ITS Theory Seminar
Three theory talks at the ITS with lunch served in between. Please RSVP your lunch preference. See below for the title and content of the talks. Zoom link will be provided on the day of the seminar on this webpage.
Michal Shavit (11-12 am)
The role of sign indefinite invariants in shaping turbulent energy cascades
Non linear systems with two quadratic invariants might appear exceptional. Yet alongside two dimensional hydrodynamics, classical geophysical systems at various scales conserve quadratic energy, despite being governed by quadratic nonlinear equations. Energy conservation is accompanied by an additional quadratic invariant that is not necessarily sign-definite. These systems include internal gravity waves on a vertical plane, Rossby waves in the mid-latitude beta-plane and inertial waves.

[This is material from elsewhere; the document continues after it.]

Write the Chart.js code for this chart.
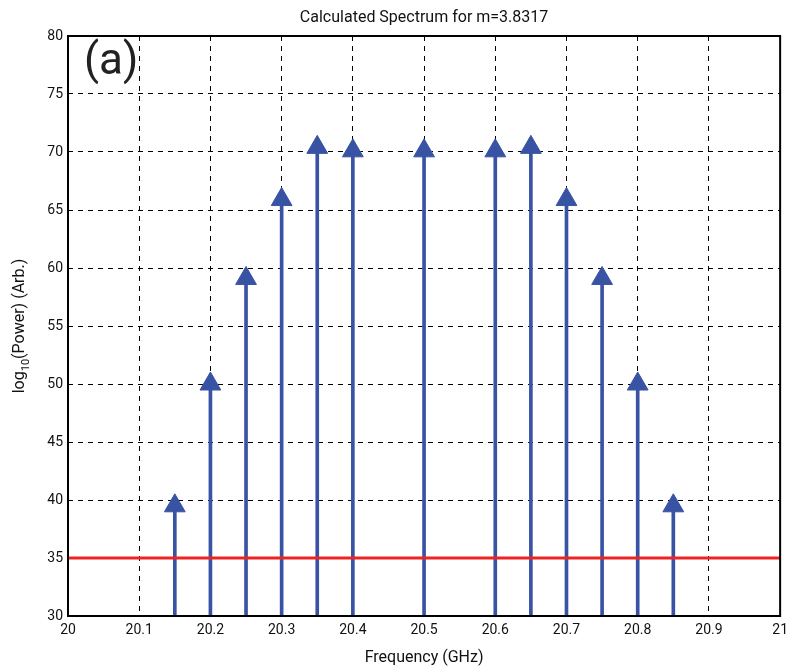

Unlike two-dimensional hydrodynamics, where no waves can exist, waves are a prominent part of energy transfer in geophysical systems and play an essential dynamical role in the local environment. These systems are non isotropic, which complicates their analytical study with respect to isotropic wave systems. I will demonstrate that the mathematical structure of the PDE's governing these systems suggests a non canonical choice of variables for writing a kinetic equation for the energy density. This choice enables an efficient derivation of the kinetic equation while describing the system in terms of physically natural variables. I will show that the existence of a second quadratic invariant, regardless of its sign-definiteness, significantly simplifies the kinetic equation and leads to additional conservation laws for resonant interactions. This simplification allows me to find analytically the isotropic part of the turbulent energy spectrum (integrated over the angle). I will show that it has a Kolmogorov-Zakharov scaling analogously to isotropic systems. If time permits, I will discuss physically relevant scenarios in which the sign indefinite quadratic invariant of internal gravity and inertial waves can play a role akin to the enstrophy of two-dimensional hydrodynamics in driving an inverse energy cascade from small to large scales. (This talk is based on a joint work with Jalal Shatah and Oliver Buhler)
Ilya Esin (1-2 pm)
Taming heating and energy dissipation in driven topological systems
In this talk, I will discuss energy dissipation and heating in slowly driven quantum systems, focusing on topological driving schemes. In the first part of my talk, I will present a system in which many-body dynamics lead to the emergence of a quasi-steady state with a high entropy density and yet robust topological transport. I will explain the mechanisms behind this phenomenon and demonstrate the emergence of the quasi-steady state on an exactly solvable strongly coupled fermionic model. In the second part of my talk, I will show that the dissipation of energy in nearly adiabatic quantum systems is linked to the quantum geometry of the problem. Interestingly, this result implies a topological bound on the energy dissipation rate in a class of topological systems. Our findings uncover new connections between topology and dissipation in slowly driven quantum systems, shedding light on their fundamental properties and potential for practical applications, such as the development of optimized driving protocols for topological drives.